The free movement of people and goods is a requirement for the Union’s development, but it encounters objective tariff and non-tariff obstacles that the WAEMU Commission is unable to remove due, among other reasons, to a lack of a legal and judicial framework within the community (Chap. 8).

The effects of the WAEMU’s CET on households, particularly those with a modest standard of living, were assessed for Mali (Chap. 13). The results show that CET’s category 0, which represents social goods, benefits proportionally more non-poor than poor. The same applies for poor buyers of basic necessities found in the CET’s category 1. This shows the need for an in-depth and extensive assessment of the CET but also for the integration of the “poverty” dimension into the development and implementation of the Union’s trade policies.

The review of integration efforts made within the WAEMU shows successes and failures. The question of how to create wealth raises the problem of prospects for the success of regional integration and how to maximise its impacts within the WAEMU community. The discussion of prospects is based on two sources: (1) the results and policy implications found in the various chapters and (2) additional proposals and observations that arose in discussions between researchers, media professionals and regional integration policymakers during the conference organised from 8 to 10 December 2009 in Ouagadougou, during which the studies in chapters found in this book were presented and discussed.

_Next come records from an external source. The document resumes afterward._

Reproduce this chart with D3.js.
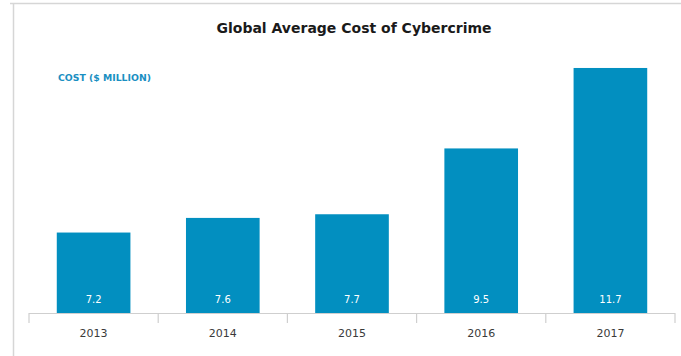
<!DOCTYPE html>
<html><head><meta charset="utf-8">
<script src="https://cdn.jsdelivr.net/npm/d3@7"></script>
<style>html,body{margin:0;padding:0;background:#fff;}svg{display:block;}</style>
</head><body>
<script>
const years = ["2013","2014","2015","2016","2017"];
const costs = [7.2, 7.6, 7.7, 9.5, 11.7];
const yDomain = [5, 12];
const title = "Global Average Cost of Cybercrime";
const unitLabel = "COST ($ MILLION)";

const W = 681, H = 356;
const svg = d3.select("body").append("svg").attr("width", W).attr("height", H);
const font = "'DejaVu Sans', Verdana, sans-serif";

// frame
svg.append("line").attr("x1", 10).attr("x2", W).attr("y1", 3.5).attr("y2", 3.5)
  .attr("stroke", "#d6d6d6").attr("stroke-width", 1.5);
svg.append("line").attr("x1", 13.5).attr("x2", 13.5).attr("y1", 3).attr("y2", H)
  .attr("stroke", "#d6d6d6").attr("stroke-width", 1.5);

const x = d3.scaleBand().domain(years).range([29, 675]).paddingInner(0.43).paddingOuter(0.215);
const y = d3.scaleLinear().domain(yDomain).range([313, 57]);

svg.append("text").attr("x", 354).attr("y", 33).attr("text-anchor", "middle")
  .attr("font-family", font).attr("font-weight", "bold").attr("font-size", 14)
  .attr("fill", "#1a1a1a").text(title);

svg.append("text").attr("x", 58).attr("y", 80.5)
  .attr("font-family", font).attr("font-weight", "bold").attr("font-size", 9.3)
  .attr("fill", "#1a8fc2").text(unitLabel);

svg.selectAll("rect.bar").data(costs).join("rect").attr("class", "bar")
  .attr("x", (d, i) => x(years[i])).attr("width", x.bandwidth())
  .attr("y", d => y(d)).attr("height", d => y(yDomain[0]) - y(d))
  .attr("fill", "#028fc0");

svg.selectAll("text.val").data(costs).join("text").attr("class", "val")
  .attr("x", (d, i) => x(years[i]) + x.bandwidth() / 2).attr("y", 303)
  .attr("text-anchor", "middle").attr("font-family", font).attr("font-size", 10)
  .attr("fill", "#ffffff").text(d => d.toFixed(1));

// axis
const step = x.step();
const bounds = d3.range(years.length + 1).map(i => 29 + i * step);
svg.append("line").attr("x1", 29).attr("x2", 675).attr("y1", 313.5).attr("y2", 313.5)
  .attr("stroke", "#cfcfcf").attr("stroke-width", 1.2);
svg.selectAll("line.tk").data(bounds).join("line").attr("class", "tk")
  .attr("x1", d => d).attr("x2", d => d).attr("y1", 313).attr("y2", 323)
  .attr("stroke", "#cfcfcf").attr("stroke-width", 1.2);
svg.selectAll("text.yr").data(years).join("text").attr("class", "yr")
  .attr("x", d => x(d) + x.bandwidth() / 2).attr("y", 337)
  .attr("text-anchor", "middle").attr("font-family", font).attr("font-size", 11)
  .attr("fill", "#3a3a3a").text(d => d);
</script>
</body></html>
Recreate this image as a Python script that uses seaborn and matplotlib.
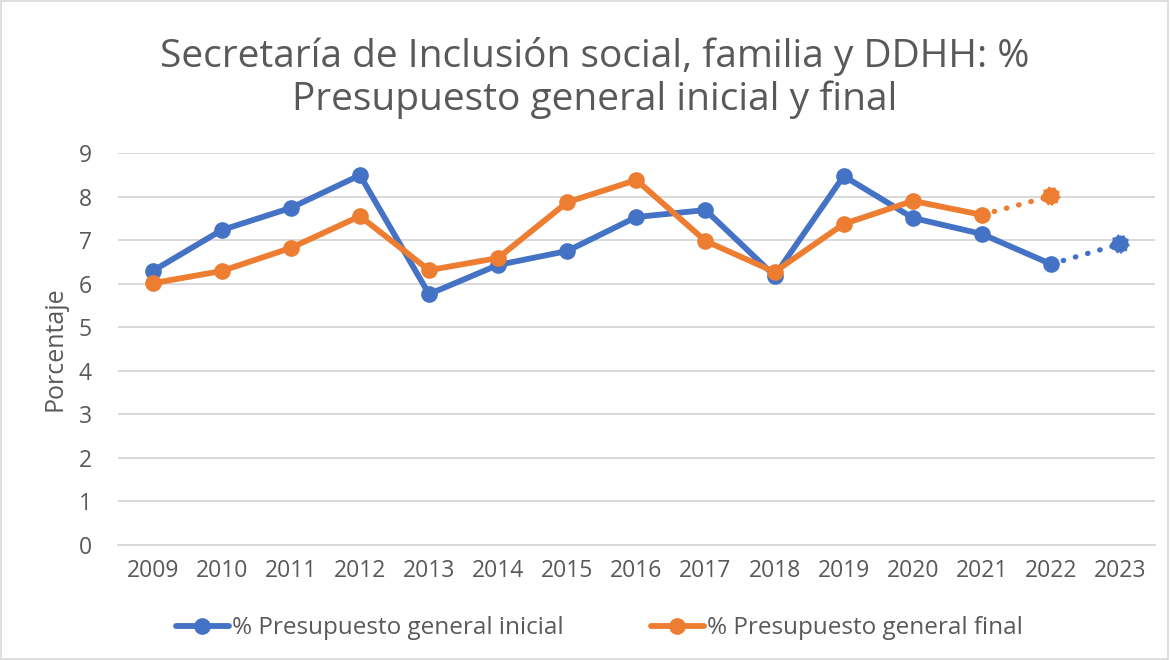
import pandas as pd
import seaborn as sns
import matplotlib.pyplot as plt
from matplotlib.lines import Line2D
from matplotlib.patches import Rectangle

years = ["2009", "2010", "2011", "2012", "2013", "2014", "2015", "2016",
         "2017", "2018", "2019", "2020", "2021", "2022", "2023"]
inicial = [6.29, 7.23, 7.74, 8.49, 5.76, 6.43, 6.75, 7.53, 7.69, 6.18,
           8.47, 7.51, 7.14, 6.45, 6.91]
final = [6.01, 6.29, 6.82, 7.55, 6.31, 6.59, 7.87, 8.38, 6.98, 6.27,
         7.37, 7.90, 7.58, 8.01]

label_ini = "% Presupuesto general inicial"
label_fin = "% Presupuesto general final"
BLUE = "#4472C4"
ORANGE = "#ED7D31"
GRAY = "#595959"

sns.set_style("white")
plt.rcParams["font.family"] = ["Open Sans", "DejaVu Sans"]


def draw_series(ax, values, color, label):
    x = list(range(len(values)))
    df = pd.DataFrame({"x": x, "y": values})
    solid = df.iloc[:-1]
    dotted = df.iloc[-2:]
    sns.lineplot(data=solid, x="x", y="y", color=color, lw=4.2,
                 marker="o", markersize=12, markeredgewidth=0, ax=ax,
                 label=label)
    sns.lineplot(data=dotted, x="x", y="y", color=color, lw=3.8,
                 linestyle=(0, (0.1, 2.3)), dash_capstyle="round",
                 ax=ax, label="_nolegend_")
    last = dotted.iloc[-1]
    ax.scatter([last["x"]], [last["y"]], s=150, color=color,
               edgecolor=color, linewidths=1.5, linestyle=":", zorder=5)


fig = plt.figure(figsize=(11.7, 6.6), dpi=100)
ax = fig.add_axes([0.1009, 0.1742, 0.886, 0.594])

draw_series(ax, inicial, BLUE, label_ini)
draw_series(ax, final, ORANGE, label_fin)

ax.set_xlim(-0.5, len(years) - 0.5)
ax.set_ylim(0, 9)
ax.set_xticks(range(len(years)))
ax.set_xticklabels(years)
ax.set_yticks(range(0, 10))
ax.tick_params(axis="both", labelsize=16.5, colors=GRAY, length=0)
ax.tick_params(axis="x", pad=10)
ax.tick_params(axis="y", pad=19)
ax.yaxis.grid(True, color="#D9D9D9", lw=1.4)
ax.set_axisbelow(True)
for s in ["top", "right", "left"]:
    ax.spines[s].set_visible(False)
ax.spines["bottom"].set_color("#D9D9D9")
ax.spines["bottom"].set_linewidth(1.4)

ax.set_xlabel("")
ax.set_ylabel("Porcentaje", fontsize=18, color=GRAY, labelpad=8)

fig.text(0.508, 0.882,
         "Secretaría de Inclusión social, familia y DDHH: %\nPresupuesto general inicial y final",
         ha="center", va="center", fontsize=28, color=GRAY, linespacing=1.14)

handles = [Line2D([], [], color=BLUE, lw=4.2, marker="o", markersize=11),
           Line2D([], [], color=ORANGE, lw=4.2, marker="o", markersize=11)]
ax.legend(handles, [label_ini, label_fin], loc="center",
          bbox_to_anchor=(0.512, 0.048), bbox_transform=fig.transFigure,
          ncol=2, frameon=False, fontsize=17.5, labelcolor=GRAY,
          handlelength=2.2, handletextpad=0.1, columnspacing=3.6)

fig.add_artist(Rectangle((0.001, 0.001), 0.997, 0.997, transform=fig.transFigure,
                         fill=False, edgecolor="#D9D9D9", lw=1.2))

fig.savefig("out.png", dpi=100)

In total, the strategic prospects for improving regional integration and its effects in the WAEMU can be found at seven levels: (1) improving the strategic planning mechanisms to better ensure the links between actions and expected results; (2) boosting the Commission’s regional policy competence; (3) setting up a stricter policy to strengthen the Union’s weaker countries; (4) creating a social pact; (5) increasing mobility of goods, people and capital; (6) developing adequate and adapted financing that is accessible, notably to the agricultural sector and to the poor and (7) strengthening the dialogue between researchers, decision-makers and journalists regarding development policies.